Russia has been bombing Ukraine forcing people to flee the country.

At 6 am, the train reached Ivano-Frankivsk, a town located in the western part of Ukraine.

“No bomb or rocket or whatever it’s called was dropped on us. And I proceeded towards the Romanian border,” she added.

Even though the journey was uncomfortable, the retired business lecturer believes that she could get into the evacuation train mainly due to the ‘anugraha’ from her ‘ishta devata’ (favourite deity). As a business lecturer, she used to frequent India, particularly Tamil Nadu, and Yelena studied at the ashram of the Dayananda Saraswati near Coimbatore.

“The people inside the train considered it as a blessing because they are in a comparatively better place than under bombs. It was an uncomfortable trip but people were happy because it was impossible for them to live in Ukraine after Russia cut the supply of food, water and gas to the households,” she said.
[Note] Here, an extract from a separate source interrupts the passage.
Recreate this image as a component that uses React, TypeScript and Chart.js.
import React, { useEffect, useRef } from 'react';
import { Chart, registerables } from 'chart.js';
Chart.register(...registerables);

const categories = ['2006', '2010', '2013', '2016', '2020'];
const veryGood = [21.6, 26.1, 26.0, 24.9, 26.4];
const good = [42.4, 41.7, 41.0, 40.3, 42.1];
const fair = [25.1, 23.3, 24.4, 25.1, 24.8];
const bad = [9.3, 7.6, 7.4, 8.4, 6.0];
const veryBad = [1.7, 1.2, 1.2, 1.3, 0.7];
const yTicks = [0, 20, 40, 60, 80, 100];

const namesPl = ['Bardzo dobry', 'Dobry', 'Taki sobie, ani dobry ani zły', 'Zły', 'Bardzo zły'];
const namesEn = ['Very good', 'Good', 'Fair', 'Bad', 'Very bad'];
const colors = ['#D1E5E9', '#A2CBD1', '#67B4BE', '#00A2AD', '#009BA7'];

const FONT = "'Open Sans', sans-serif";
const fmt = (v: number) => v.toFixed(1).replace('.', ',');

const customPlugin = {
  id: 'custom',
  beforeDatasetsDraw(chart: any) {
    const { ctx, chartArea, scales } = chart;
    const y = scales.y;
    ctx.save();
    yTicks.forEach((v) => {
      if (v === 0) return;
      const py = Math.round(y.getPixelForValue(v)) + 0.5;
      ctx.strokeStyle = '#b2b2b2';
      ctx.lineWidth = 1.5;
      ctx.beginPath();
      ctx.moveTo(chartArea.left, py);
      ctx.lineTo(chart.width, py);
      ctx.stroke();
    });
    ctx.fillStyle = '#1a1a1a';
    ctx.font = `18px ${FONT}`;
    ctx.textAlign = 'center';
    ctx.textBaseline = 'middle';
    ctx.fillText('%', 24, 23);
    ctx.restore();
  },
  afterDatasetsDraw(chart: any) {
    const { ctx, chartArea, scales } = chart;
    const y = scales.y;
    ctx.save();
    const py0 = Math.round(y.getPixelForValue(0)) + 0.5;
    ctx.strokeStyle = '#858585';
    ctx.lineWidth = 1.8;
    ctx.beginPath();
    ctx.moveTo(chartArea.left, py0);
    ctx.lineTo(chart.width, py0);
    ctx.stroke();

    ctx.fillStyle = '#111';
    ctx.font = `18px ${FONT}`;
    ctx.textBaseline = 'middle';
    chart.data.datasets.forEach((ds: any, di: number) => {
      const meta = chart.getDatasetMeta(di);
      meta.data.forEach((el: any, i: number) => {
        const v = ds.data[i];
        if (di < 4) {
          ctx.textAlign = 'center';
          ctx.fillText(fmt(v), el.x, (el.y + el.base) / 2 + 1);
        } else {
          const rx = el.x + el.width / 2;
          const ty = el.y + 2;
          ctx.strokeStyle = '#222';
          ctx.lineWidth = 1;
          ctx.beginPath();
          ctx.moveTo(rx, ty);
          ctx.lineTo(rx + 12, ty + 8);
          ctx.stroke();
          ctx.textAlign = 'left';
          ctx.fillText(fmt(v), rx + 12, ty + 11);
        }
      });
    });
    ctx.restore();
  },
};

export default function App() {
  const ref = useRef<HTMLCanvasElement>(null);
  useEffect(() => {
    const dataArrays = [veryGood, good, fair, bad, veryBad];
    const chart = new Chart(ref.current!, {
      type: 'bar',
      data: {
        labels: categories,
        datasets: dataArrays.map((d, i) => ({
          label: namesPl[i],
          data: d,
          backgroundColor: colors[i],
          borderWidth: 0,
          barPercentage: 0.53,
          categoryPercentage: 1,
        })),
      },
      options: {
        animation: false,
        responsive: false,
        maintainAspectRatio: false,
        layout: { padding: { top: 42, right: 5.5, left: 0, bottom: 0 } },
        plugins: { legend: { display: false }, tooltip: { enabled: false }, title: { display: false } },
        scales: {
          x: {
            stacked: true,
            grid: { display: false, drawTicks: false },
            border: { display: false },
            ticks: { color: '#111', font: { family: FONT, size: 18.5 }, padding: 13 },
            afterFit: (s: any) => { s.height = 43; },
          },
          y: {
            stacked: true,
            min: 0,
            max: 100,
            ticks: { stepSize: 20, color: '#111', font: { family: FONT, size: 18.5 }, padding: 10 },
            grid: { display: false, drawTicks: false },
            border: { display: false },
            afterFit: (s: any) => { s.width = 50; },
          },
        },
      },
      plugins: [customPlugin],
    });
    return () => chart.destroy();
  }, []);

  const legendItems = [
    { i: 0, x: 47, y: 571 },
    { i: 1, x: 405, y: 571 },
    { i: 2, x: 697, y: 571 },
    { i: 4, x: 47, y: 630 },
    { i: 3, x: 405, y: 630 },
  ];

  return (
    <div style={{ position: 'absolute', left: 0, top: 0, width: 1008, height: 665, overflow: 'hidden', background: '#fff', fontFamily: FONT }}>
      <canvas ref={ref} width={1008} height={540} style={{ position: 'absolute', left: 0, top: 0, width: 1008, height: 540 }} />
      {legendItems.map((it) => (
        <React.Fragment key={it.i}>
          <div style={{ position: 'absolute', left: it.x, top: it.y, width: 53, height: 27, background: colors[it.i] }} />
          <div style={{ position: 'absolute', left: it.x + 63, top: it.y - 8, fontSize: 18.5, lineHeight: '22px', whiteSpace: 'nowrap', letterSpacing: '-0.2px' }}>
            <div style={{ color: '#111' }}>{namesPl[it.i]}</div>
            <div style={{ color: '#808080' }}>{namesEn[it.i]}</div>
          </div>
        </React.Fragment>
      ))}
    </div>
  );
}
Yelena said she had never seen so many kids and babies together as she had seen in the evacuation train and later at the Kairos Centre in Suceava in Romania. “The two-storied building was turned into a refugee centre but most of all it resembles now a huge kindergarten. Kids are playing in rooms that are designed especially for them. I saw Ukrainian kids playing their kids’ games in the corridors of the Romanian refugee centre,” she said.

After staying at the refugee centre for a couple of days, Yelena boarded a train to Bucharest, the capital of Romania. “I am not the one who follows the intricacies of international politics. I present just facts without blaming anyone. I just show what the lay people like me undergo in this war. And hope my message is powerful enough for people all over the world to realise that this war, this tragedy has to be stopped, because it is now affecting the lives of people across the globe,” said Yelena.

Many Ukrainian regions have been turned into rubble by the Russians.

Yelena said the Russian mass media and the representative of the Russian ministry of foreign affairs propagate that the Russian army doesn’t bombard Ukraine. “They say all the videos and photographs that the whole world has been witnessing since February 24 are (NATO)-fabricated fakes. But if you ask any eyewitness in Ukraine, you will get the real picture which is different from the version offered by them,” she said.

A week ago, a friend asked Yelena after seeing some paintings in the backdrop of her close-up photograph that she had posted on a social networking site. “Are those some of your paintings behind you in this photo? I’ll bet that there are many who would love to buy one of those (or all of them) to help you get where you want to go.” Yelena’s reply was quick: “I am not a professional artist. I paint them just for myself and they bring joy and colours into my life. I don’t sell them.”

Yelena, like millions of others caught in the crossfire, yearns for the war to end and packed trains carrying war refugees to make room for leisure travel.